Addition by subtraction last week for U.S. Sen. Gordon Smith (R-Ore.). U.S. Rep. Peter DeFazio's announcement that he won't run in the 2008 Senate Democratic primary means Smith dodges an Oregon Democrat with proven appeal outside Portland. Now all Smith has to explain are his shifting views on Iraq.

After sneaking a salmon from a touchy fisherman's line last week, the world's toughest sea lion took two bullets to the head—and swam away from his Sauvie Island hangout. State and federal wildlife agencies have asked for civilian help finding the wounded animal—so he can begin work on his rap album.
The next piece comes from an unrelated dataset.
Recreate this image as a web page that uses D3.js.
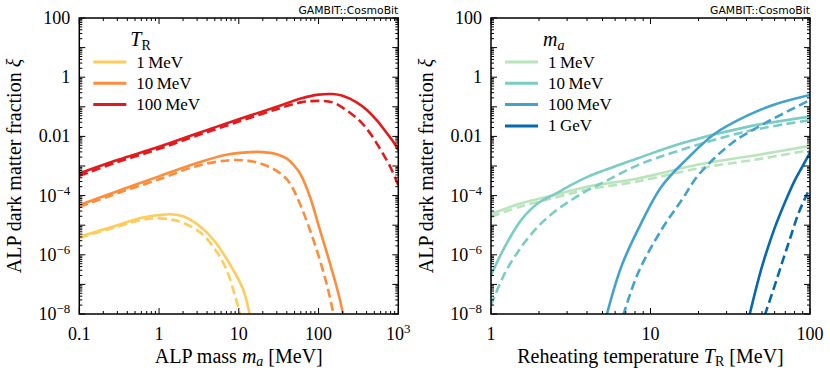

Charter-school activist Rob Kremer and other opponents of meaningless educational fads celebrated an overwhelming House vote to kill the certificates of initial and advanced mastery, a.k.a. CIM/CAM. See, you'd never heard either about those emblems of Oregon's failed education-reform effort.

Oregon pedestrians may soon tell cars to "talk to the hand" at intersections. A bill passing the state Senate last week would mandate that motorists stop for anyone who raises an arm in a crosswalk. Eyebrow-raisers would still be run down on sight.


Lincoln High kids are snorting away the west side's squeaky-clean reputation. On April 21, The Oregonian reported on Lincoln football star Kraig Crow's fatal cocaine overdose last year, aided by two of his drug-dealing schoolmates. That followed coverage in February of three Lincoln students who were robbed while selling a half-pound of pot. Perhaps a new class—Recreational Drug Use 101?

From vandalizing executives' SUVs to alleged poop-flinging on Schumacher Furs property, the stunts of publicity-crazed animal-rights groups like Animal Liberation Front are quickly coming back to haunt them. Schumacher Furs filed a federal suit against the group last week. And don't forget that FBI terrorist label....

The terrorists have already won! According to The Oregonian, publicly funded TriMet is hiding ridership data from transit watchers based on a flimsy national security excuse. The stats, argues TriMet, could help terrorists pick crowded transit targets. London, Madrid—see the pattern? We're clearly next.